About four months ago, I was chatting with the young woman cutting my hair and I asked her how she got into the hair business. She told me she was tired of her previous job working at a firm that matched their clients with in-house ghostwriters. We all know the dirty secret of political memoirs or when Nicole Richie chooses to pen a novel––ghostwriters. According to Merriam Webster, the term was first used in 1927 but history tells us that the concept pre-dates that.
intransitive verb: to write for and in the name of another
transitive verb: to write (as a speech) for another who is the presumed author
I found our chat to be super fascinating. She didn’t name names about specific clients, but she shared anecdotes of tumultuous relationships between the pseudo-famous clients and the poor writers that had been assigned to them. The whole business seemed sleazy and I could see how she chose to leave the biz and try her hand at hair.

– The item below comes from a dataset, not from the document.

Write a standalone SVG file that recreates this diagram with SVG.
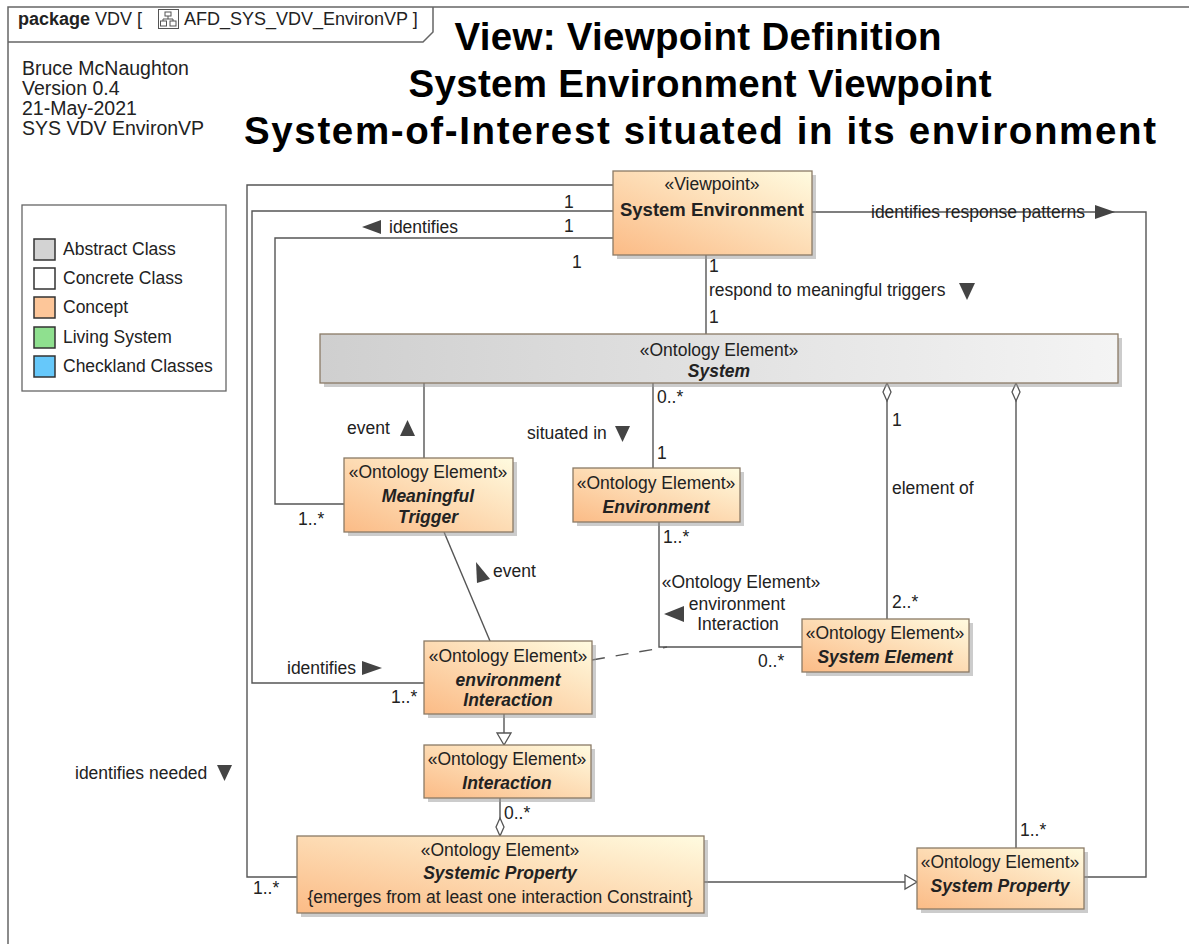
<svg xmlns="http://www.w3.org/2000/svg" width="1189" height="944" viewBox="0 0 1189 944">
  <style>
    text { font-family: "Liberation Sans", Arial, sans-serif; font-size: 17.5px; fill: #222; }
    .b { font-weight: bold; }
    .bi { font-weight: bold; font-style: italic; }
    .c { text-anchor: middle; }
    .title { font-size: 38.5px; font-weight: bold; fill: #000; text-anchor: middle; }
    .tab { font-size: 18px; }
    .meta { font-size: 19.5px; }
    .frame { fill: none; stroke: #666; stroke-width: 1.5; }
    .node { stroke: #8a7a66; stroke-width: 1.3; }
    .shadow { fill: #9a9a9a; opacity: 0.5; }
    .line { fill: none; stroke: #555; stroke-width: 1.4; }
    .dash { stroke-dasharray: 13 11; }
    .dir { fill: #444; }
    .sw { stroke: #333; stroke-width: 1.5; }
  </style>
  <defs>
    <linearGradient id="concept" x1="0" y1="1" x2="1" y2="0">
      <stop offset="0" stop-color="#fbbb86"/>
      <stop offset="1" stop-color="#fffbe0"/>
    </linearGradient>
    <linearGradient id="abstract" x1="0" y1="0" x2="1" y2="0">
      <stop offset="0" stop-color="#cfcfcf"/>
      <stop offset="1" stop-color="#f4f4f4"/>
    </linearGradient>
    <!-- hollow generalization head -->
    <marker id="gen" markerUnits="userSpaceOnUse" markerWidth="16" markerHeight="18" refX="13" refY="8" orient="auto">
      <path d="M1,1 L13,8 L1,15 z" fill="#fff" stroke="#555" stroke-width="1.3"/>
    </marker>
    <!-- hollow aggregation diamond -->
    <marker id="agg" markerUnits="userSpaceOnUse" markerWidth="22" markerHeight="12" refX="1" refY="5" orient="auto">
      <path d="M1,5 L10,1 L19,5 L10,9 z" fill="#fff" stroke="#555" stroke-width="1.3"/>
    </marker>
  </defs>

  <rect width="1189" height="944" fill="#fff"/>

  <!-- package frame and name tab -->
  <g id="frame">
    <path class="frame" d="M8,960 V7 H1200"/>
    <path class="frame" d="M8,42 H423 L433,32 V7"/>
    <text x="18" y="25" class="b tab">package</text>
    <text x="95" y="25" class="tab">VDV [</text>
    <g transform="translate(158,9)" fill="none" stroke="#555" stroke-width="1">
      <rect x="0.5" y="0.5" width="20" height="19"/>
      <rect x="7" y="3" width="6" height="4"/>
      <path d="M10,7 V10 M5,10 H15 M5,10 V12 M15,10 V12"/>
      <rect x="2.5" y="12" width="6" height="5"/>
      <rect x="12" y="12" width="6" height="5"/>
    </g>
    <text x="184" y="25" class="tab">AFD_SYS_VDV_EnvironVP ]</text>
  </g>

  <!-- title block -->
  <g id="title">
    <text class="title" x="698" y="50" textLength="487" lengthAdjust="spacing">View: Viewpoint Definition</text>
    <text class="title" x="700" y="97" textLength="583" lengthAdjust="spacing">System Environment Viewpoint</text>
    <text class="title" x="700" y="144" textLength="912" lengthAdjust="spacing">System-of-Interest situated in its environment</text>
  </g>

  <g id="author">
    <text class="meta" x="22" y="75">Bruce McNaughton</text>
    <text class="meta" x="22" y="95">Version 0.4</text>
    <text class="meta" x="22" y="115">21-May-2021</text>
    <text class="meta" x="22" y="135">SYS VDV EnvironVP</text>
  </g>

  <!-- legend -->
  <g id="legend">
    <rect x="22" y="205" width="204" height="186" fill="#fff" stroke="#666" stroke-width="1.3"/>
    <rect class="sw" x="34" y="239" width="21" height="21" fill="#d3d3d3"/>
    <text x="63" y="255">Abstract Class</text>
    <rect class="sw" x="34" y="268" width="21" height="21" fill="#ffffff"/>
    <text x="63" y="284">Concrete Class</text>
    <rect class="sw" x="34" y="297" width="21" height="21" fill="#fdc699"/>
    <text x="63" y="313">Concept</text>
    <rect class="sw" x="34" y="327" width="21" height="21" fill="#8fe08f"/>
    <text x="63" y="343">Living System</text>
    <rect class="sw" x="34" y="356" width="21" height="21" fill="#66c8fa"/>
    <text x="63" y="372">Checkland Classes</text>
  </g>

  <!-- connectors -->
  <g id="connectors">
    <!-- System Environment identifies needed Systemic Property -->
    <path class="line" d="M613,185 H247 V877 H297"/>
    <!-- System Environment identifies environment Interaction -->
    <path class="line" d="M613,211 H252 V683 H424"/>
    <!-- System Environment identifies Meaningful Trigger -->
    <path class="line" d="M613,238 H275 V504 H344"/>
    <!-- identifies response patterns -->
    <path class="line" d="M812,212 H1146 V877 H1084"/>
    <!-- respond to meaningful triggers -->
    <path class="line" d="M706,255 V334"/>
    <!-- event -->
    <path class="line" d="M424,383 V458"/>
    <!-- situated in -->
    <path class="line" d="M653,383 V468"/>
    <!-- element of -->
    <path class="line" d="M887,383 V619" marker-start="url(#agg)"/>
    <!-- System aggregates System Property -->
    <path class="line" d="M1016,383 V848" marker-start="url(#agg)"/>
    <!-- Environment to System Element association -->
    <path class="line" d="M659,522 V647 H802"/>
    <!-- association class link -->
    <path class="line dash" d="M592,660 L667,647"/>
    <!-- Meaningful Trigger event -->
    <path class="line" d="M444,532 L490,641"/>
    <!-- environment Interaction specialises Interaction -->
    <path class="line" d="M504,714 V745" marker-end="url(#gen)"/>
    <!-- Systemic Property aggregates Interaction -->
    <path class="line" d="M500,836 V798" marker-start="url(#agg)"/>
    <!-- Systemic Property specialises System Property -->
    <path class="line" d="M704,882 H917" marker-end="url(#gen)"/>

    <!-- labels and multiplicities -->
    <text x="564" y="208">1</text>
    <text x="564" y="232">1</text>
    <text x="572" y="268">1</text>
    <polygon class="dir" points="362,227 381,220 381,234"/>
    <text x="389" y="233">identifies</text>
    <text x="871" y="218">identifies response patterns</text>
    <polygon class="dir" points="1095,205 1115,212 1095,219"/>
    <text x="709" y="272">1</text>
    <text x="709" y="296">respond to meaningful triggers</text>
    <polygon class="dir" points="959,283 975,283 967,300"/>
    <text x="709" y="323">1</text>
    <text x="347" y="434">event</text>
    <polygon class="dir" points="400,436 415,436 407.5,420"/>
    <text x="527" y="439">situated in</text>
    <polygon class="dir" points="615,426 630,426 622.5,442"/>
    <text x="657" y="403">0..*</text>
    <text x="657" y="459">1</text>
    <text x="892" y="426">1</text>
    <text x="892" y="494">element of</text>
    <text x="892" y="608">2..*</text>
    <text x="1020" y="836">1..*</text>
    <text x="298" y="525">1..*</text>
    <text x="663" y="543">1..*</text>
    <text class="c" x="741" y="588">«Ontology Element»</text>
    <text class="c" x="737" y="610">environment</text>
    <text class="c" x="738" y="630">Interaction</text>
    <polygon class="dir" points="664,614 684,606 684,622"/>
    <text x="758" y="667">0..*</text>
    <polygon class="dir" points="476,562 490,579 477,583"/>
    <text x="493" y="577">event</text>
    <text x="287" y="674">identifies</text>
    <polygon class="dir" points="362,661 382,668 362,675"/>
    <text x="391" y="703">1..*</text>
    <text x="504" y="819">0..*</text>
    <text x="75" y="779">identifies needed</text>
    <polygon class="dir" points="217,765 232,765 224.5,781"/>
    <text x="253" y="894">1..*</text>
  </g>

  <!-- nodes -->
  <g id="system-environment">
    <rect class="shadow" x="617" y="175" width="199" height="84"/>
    <rect class="node" x="613" y="171" width="199" height="84" fill="url(#concept)"/>
    <text class="c" x="712" y="190">«Viewpoint»</text>
    <text class="c b" x="712" y="216" style="font-size:18.5px">System Environment</text>
  </g>

  <g id="system">
    <rect class="shadow" x="324" y="338" width="798" height="49"/>
    <rect class="node" x="320" y="334" width="798" height="49" fill="url(#abstract)"/>
    <text class="c" x="719" y="356">«Ontology Element»</text>
    <text class="c bi" x="719" y="377">System</text>
  </g>

  <g id="meaningful-trigger">
    <rect class="shadow" x="348" y="462" width="169" height="74"/>
    <rect class="node" x="344" y="458" width="169" height="74" fill="url(#concept)"/>
    <text class="c" x="428" y="478">«Ontology Element»</text>
    <text class="c bi" x="428" y="502">Meaningful</text>
    <text class="c bi" x="428" y="523">Trigger</text>
  </g>

  <g id="environment">
    <rect class="shadow" x="577" y="472" width="167" height="54"/>
    <rect class="node" x="573" y="468" width="167" height="54" fill="url(#concept)"/>
    <text class="c" x="656" y="489">«Ontology Element»</text>
    <text class="c bi" x="656" y="513">Environment</text>
  </g>

  <g id="system-element">
    <rect class="shadow" x="806" y="623" width="167" height="53"/>
    <rect class="node" x="802" y="619" width="167" height="53" fill="url(#concept)"/>
    <text class="c" x="885" y="639">«Ontology Element»</text>
    <text class="c bi" x="885" y="663">System Element</text>
  </g>

  <g id="environment-interaction">
    <rect class="shadow" x="428" y="645" width="168" height="73"/>
    <rect class="node" x="424" y="641" width="168" height="73" fill="url(#concept)"/>
    <text class="c" x="508" y="662">«Ontology Element»</text>
    <text class="c bi" x="508" y="686">environment</text>
    <text class="c bi" x="508" y="706">Interaction</text>
  </g>

  <g id="interaction">
    <rect class="shadow" x="428" y="749" width="167" height="53"/>
    <rect class="node" x="424" y="745" width="167" height="53" fill="url(#concept)"/>
    <text class="c" x="507" y="765">«Ontology Element»</text>
    <text class="c bi" x="507" y="789">Interaction</text>
  </g>

  <g id="systemic-property">
    <rect class="shadow" x="301" y="840" width="407" height="77"/>
    <rect class="node" x="297" y="836" width="407" height="77" fill="url(#concept)"/>
    <text class="c" x="500" y="856">«Ontology Element»</text>
    <text class="c bi" x="500" y="879">Systemic Property</text>
    <text class="c" x="500" y="903">{emerges from at least one interaction Constraint}</text>
  </g>

  <g id="system-property">
    <rect class="shadow" x="921" y="852" width="167" height="61"/>
    <rect class="node" x="917" y="848" width="167" height="61" fill="url(#concept)"/>
    <text class="c" x="1000" y="868">«Ontology Element»</text>
    <text class="c bi" x="1000" y="892">System Property</text>
  </g>
</svg>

Recently, I had been thinking of ghostwriters because a fellow writerly friend had been assigned to review Newt Gingrich’s Gettysburg: A Novel of the Civil War. He was understandably skeptical but ultimately enjoyed it. Newt shares the front cover with his co-writer, William R. Forstchen. I’m definitely not the first person in line to defend Gingrich, but I feel that his method was much more reasonable than slapping just his own name on the final product. At least, there is an image of co-authorship and a team effort.
The way the woman at the salon described her former profession was in my shadier terms–one person taking ownership of another’s work by producing a non-disclosure agreement and a modest payola. This whole business conjures up images of unscrupulous dealings and unethical behavior (maybe a bit of a stretch but still).
But in the grander scheme of things, do we ever criticize a politician for using a speech writer or do we poo-poo an unfunny and stilted Oscar presenter for their pre-scripted lines? The answer is no, but I can’t seem to shake this feeling of intellectual inauthenticity.